HA allows various ways of scripting and automation. I am still blown away of how much stuff can be done in the HA application itself, be it the UI, an embedded editor for YAMLs or extensions like NodeRed.

If you’re proficient with Jinja templating and YAML you’ll get things done. I am. But is that a development experience I am completely happy with?

Not quite, as I keep comparing this to a native development environment. So questions like this might come up:

  • I can discover many options in the UI, but eventually, I’ll end up using YAML configs. How do I easily discover APIs and constructs without code completion (or browsing docs all the time)?
  • How can I cleanly structure reuse? Yes, we can create and call (utility) scripts, services and automations, but I believe all these items live at the same (top) level. How do I ensure I’ll still find stuff? And blueprints are not more than gists I clone. That’s hard to maintain.
  • More complex logic might deserve some (automated) test code beyond live rollout and running through the house to check.
  • Other quality tools (black, linters, …) might be interesting.
  • How can I debug? Can I set a breakpoint to inspect the data that is passed to my automation? The tracing feature for automations is terrific but it’s not a debugger.
  • Maybe I want to use my own IDE?

As a Python developer I looked at the options to script automations in Python, but the above kept nagging me. I wanted a real developer experience.

Python automation options

I looked at these:

  • The built-in Python scripts integration is a good first start, but quite limited in features.
  • PyScript is much more capable and a very cool project. It’s only a subset of Python though and one of the things it lacks is support for classes (hope I did read this correctly). I’d like to use classes for organization of my logic and not wholy rely on function composition.
  • AppDaemon is real Python and does have reuse in mind. As an externally running application it is limited in terms of what it can do within HA, but on the other hand, it is decoupled. And that allows us to run it from anywhere… IDE, I’m coming!

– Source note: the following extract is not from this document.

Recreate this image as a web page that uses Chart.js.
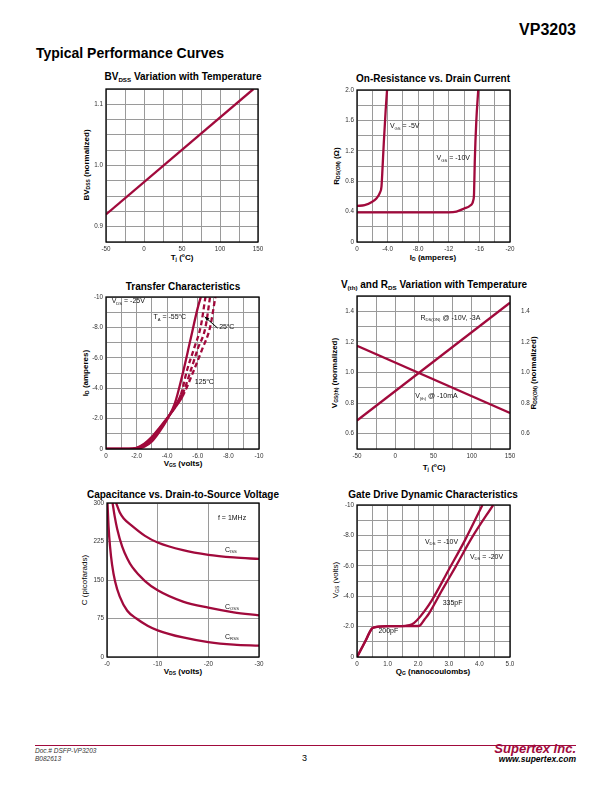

There were more options that crossed my path, but none of them seemed to be in use very much, so I’ll leave them out.

My setup

AppDaemon (AD) is a stand-alone application written in Python. It talks to HA over a web (socket) API. This allows running an instance of AD on your local development machine. In fact, you can run one AD within your production setup and connect with another development instance to the same HA, if you like.

The setup of the development machine is:

  1. Create a virtual environment and install the appdaemon package. Immediately, you are able to call appdaemon -h to get the CLI help page.
  2. Install your preferred development tools into that venv.
  3. AD is looking for configuration to load, typically from a folder called config, create that as part of your working area. It usually contains this content:
    • The appdaemon.yaml file. It will be almost identical to the one on the production system, just the own http interface should be set to http://127.0.0.1:5050.
    • An apps folder. This is where your AD apps will be created.
  4. I use git not only for versioning, but also to (literally) pull updates onto the production system. Watch out to not overwrite anything but AD apps. I use a Github repo as shared repository.
  5. In the IDE/editor or your choice, consider creating run/debug configurations.
  6. Take a look at the -D option of calling AD, it allows you see your module’s debug log messages in the console.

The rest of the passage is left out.